Why Merchants Keep Adding Crypto (and Why That’s Good for Buyers)
Crypto payments are becoming more common not because they’re trendy, but because they can solve specific business problems:
- Expanded global reach: Serving international buyers without as many card declines.
- Lower chargeback exposure: Particularly helpful in fraud-prone categories.
- Potentially lower processing overhead: Especially when using payment processors that streamline operations.
- Faster access to funds: Depending on the rails used and settlement choices.
When merchants have a smoother way to get paid, buyers can benefit through simpler checkout experiences, fewer failed transactions, and sometimes better pricing options or promos where merchants share part of the savings.

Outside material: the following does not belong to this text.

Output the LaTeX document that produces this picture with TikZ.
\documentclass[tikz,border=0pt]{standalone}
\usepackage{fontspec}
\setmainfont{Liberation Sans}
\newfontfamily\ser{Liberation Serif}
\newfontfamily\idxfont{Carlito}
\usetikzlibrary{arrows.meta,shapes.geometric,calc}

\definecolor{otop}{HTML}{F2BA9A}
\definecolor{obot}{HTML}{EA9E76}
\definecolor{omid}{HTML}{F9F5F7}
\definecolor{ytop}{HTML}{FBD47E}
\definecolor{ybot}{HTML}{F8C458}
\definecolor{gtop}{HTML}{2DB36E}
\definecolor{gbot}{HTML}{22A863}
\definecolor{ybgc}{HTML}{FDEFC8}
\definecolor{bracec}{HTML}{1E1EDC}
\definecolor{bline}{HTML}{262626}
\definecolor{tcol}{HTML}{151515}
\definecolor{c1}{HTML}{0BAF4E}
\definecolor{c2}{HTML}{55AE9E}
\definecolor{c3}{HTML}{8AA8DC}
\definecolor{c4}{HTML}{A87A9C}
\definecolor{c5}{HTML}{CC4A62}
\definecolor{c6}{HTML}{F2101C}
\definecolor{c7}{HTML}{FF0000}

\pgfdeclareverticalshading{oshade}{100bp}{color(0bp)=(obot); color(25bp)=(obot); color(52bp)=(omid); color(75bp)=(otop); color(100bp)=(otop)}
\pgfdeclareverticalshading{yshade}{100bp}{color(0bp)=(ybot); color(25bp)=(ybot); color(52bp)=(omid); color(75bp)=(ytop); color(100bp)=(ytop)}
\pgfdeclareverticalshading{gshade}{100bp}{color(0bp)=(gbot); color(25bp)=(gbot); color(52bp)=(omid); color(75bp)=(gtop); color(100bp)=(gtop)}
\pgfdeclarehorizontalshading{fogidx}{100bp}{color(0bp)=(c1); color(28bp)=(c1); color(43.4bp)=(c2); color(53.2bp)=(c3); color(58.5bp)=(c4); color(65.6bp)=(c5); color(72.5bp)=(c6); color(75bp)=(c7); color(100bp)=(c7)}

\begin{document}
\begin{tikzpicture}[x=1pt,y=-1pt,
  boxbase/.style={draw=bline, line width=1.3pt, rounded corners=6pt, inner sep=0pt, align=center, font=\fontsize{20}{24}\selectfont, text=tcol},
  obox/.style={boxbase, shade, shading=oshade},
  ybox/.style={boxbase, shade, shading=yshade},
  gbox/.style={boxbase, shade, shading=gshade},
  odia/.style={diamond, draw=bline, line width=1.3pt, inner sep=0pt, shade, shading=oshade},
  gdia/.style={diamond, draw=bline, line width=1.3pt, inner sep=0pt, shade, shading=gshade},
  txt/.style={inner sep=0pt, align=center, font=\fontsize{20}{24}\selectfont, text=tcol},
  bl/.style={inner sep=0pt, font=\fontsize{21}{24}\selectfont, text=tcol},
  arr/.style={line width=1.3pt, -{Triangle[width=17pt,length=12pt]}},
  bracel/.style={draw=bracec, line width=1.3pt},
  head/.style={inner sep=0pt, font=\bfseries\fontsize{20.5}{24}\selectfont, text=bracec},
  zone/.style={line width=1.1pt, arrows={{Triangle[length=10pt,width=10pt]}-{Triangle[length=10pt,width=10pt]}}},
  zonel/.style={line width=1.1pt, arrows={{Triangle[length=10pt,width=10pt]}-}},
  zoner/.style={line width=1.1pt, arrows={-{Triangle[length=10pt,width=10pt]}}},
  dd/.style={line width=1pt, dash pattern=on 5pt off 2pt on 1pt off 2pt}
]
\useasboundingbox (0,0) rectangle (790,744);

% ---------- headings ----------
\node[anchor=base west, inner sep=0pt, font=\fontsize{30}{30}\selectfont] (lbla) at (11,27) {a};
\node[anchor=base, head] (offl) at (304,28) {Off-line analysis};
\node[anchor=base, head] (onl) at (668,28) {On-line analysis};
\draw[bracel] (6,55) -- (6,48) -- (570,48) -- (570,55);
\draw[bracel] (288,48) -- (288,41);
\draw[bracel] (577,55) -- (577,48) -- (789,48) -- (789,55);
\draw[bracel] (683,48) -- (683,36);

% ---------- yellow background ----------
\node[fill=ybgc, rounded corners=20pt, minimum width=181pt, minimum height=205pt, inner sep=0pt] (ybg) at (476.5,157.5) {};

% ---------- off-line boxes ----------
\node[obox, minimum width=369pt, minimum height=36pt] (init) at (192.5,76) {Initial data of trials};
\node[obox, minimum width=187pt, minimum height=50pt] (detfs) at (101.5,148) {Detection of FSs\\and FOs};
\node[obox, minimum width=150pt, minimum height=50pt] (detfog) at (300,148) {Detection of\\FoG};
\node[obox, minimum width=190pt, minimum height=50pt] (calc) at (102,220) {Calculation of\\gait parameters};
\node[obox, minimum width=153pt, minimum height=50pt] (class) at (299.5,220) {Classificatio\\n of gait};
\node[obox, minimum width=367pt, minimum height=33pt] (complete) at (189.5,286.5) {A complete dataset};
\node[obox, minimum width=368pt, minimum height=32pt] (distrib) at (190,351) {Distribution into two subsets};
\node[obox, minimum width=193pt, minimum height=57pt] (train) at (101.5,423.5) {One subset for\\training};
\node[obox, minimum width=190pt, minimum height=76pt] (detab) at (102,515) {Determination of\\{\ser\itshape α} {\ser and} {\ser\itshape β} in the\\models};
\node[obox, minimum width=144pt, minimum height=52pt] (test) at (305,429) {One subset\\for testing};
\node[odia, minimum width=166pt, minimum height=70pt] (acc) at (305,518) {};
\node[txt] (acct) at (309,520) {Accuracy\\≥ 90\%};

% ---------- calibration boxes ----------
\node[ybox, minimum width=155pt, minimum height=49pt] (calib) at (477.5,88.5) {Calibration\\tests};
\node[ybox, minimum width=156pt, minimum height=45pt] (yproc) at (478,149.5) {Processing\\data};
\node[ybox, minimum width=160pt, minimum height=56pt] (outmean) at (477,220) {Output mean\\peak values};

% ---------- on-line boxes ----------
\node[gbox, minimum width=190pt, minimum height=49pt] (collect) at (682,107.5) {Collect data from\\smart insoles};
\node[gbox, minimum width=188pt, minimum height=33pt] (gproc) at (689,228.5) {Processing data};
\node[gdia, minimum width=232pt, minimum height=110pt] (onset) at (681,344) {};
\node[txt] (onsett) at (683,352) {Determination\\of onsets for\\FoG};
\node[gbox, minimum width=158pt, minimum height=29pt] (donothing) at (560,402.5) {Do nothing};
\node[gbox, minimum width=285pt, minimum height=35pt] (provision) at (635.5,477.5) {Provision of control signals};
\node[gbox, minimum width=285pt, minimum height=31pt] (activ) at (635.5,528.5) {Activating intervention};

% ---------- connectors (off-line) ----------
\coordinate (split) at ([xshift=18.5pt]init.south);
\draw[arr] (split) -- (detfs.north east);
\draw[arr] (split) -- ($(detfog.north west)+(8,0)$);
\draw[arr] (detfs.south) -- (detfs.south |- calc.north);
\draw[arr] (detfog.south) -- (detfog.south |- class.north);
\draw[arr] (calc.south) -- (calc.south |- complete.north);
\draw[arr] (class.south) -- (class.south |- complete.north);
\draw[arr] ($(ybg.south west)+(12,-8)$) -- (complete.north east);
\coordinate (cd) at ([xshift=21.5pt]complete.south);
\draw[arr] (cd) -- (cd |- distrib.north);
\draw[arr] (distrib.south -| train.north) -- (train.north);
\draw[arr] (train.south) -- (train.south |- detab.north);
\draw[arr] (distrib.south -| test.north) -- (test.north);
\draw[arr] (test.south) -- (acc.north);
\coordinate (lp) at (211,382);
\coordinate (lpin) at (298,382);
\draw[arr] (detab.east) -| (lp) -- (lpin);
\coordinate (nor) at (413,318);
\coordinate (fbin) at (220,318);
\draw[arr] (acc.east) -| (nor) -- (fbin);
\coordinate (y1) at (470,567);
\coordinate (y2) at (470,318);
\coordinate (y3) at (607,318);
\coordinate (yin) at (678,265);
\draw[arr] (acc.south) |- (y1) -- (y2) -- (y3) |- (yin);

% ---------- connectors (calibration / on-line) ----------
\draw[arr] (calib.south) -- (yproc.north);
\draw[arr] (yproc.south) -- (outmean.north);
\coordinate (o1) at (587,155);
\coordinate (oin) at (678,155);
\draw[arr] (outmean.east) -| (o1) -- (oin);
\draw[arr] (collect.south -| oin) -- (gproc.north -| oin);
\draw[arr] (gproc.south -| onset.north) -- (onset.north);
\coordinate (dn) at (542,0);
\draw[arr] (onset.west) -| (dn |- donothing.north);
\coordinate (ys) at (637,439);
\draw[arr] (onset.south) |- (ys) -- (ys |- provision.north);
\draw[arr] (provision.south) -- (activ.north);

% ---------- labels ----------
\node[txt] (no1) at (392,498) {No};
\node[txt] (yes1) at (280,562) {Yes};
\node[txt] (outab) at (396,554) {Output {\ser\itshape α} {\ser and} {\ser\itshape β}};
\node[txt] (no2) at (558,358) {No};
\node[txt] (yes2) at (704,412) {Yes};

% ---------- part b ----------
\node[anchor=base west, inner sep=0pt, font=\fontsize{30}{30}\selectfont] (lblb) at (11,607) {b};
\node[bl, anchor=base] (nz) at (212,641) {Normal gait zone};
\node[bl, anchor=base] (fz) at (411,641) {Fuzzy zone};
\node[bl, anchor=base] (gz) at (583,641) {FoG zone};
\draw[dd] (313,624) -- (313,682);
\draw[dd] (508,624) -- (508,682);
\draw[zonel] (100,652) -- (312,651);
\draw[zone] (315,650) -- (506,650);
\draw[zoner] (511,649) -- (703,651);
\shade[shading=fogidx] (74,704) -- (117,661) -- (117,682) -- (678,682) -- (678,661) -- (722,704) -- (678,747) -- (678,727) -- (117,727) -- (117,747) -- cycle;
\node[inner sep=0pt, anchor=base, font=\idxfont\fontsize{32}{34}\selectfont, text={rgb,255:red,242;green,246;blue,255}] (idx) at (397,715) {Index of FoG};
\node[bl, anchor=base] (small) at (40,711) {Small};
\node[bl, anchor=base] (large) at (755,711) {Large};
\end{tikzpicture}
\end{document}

The Bottom Line: Crypto Works Best When You Choose It On Purpose
Crypto has effectively become a fourth mainstream online checkout option, and it’s increasingly practical because the rails have matured: stablecoins reduce price uncertainty, layer-2 solutions can improve speed and cost, and payment processors make checkout flows more familiar.
It shines most in digital goods, gift cards, travel and cross-border commerce, and high-fraud or high-decline scenarios where traditional rails can be costly or unreliable.
To keep the experience positive, shoppers should treat crypto checkout like a precision tool: verify networks, watch fees, understand refund policies, and remember that transfers are typically irreversible. Do that, and crypto payments stop feeling “futuristic” and start feeling like what they increasingly are: a practical, modern way to pay online.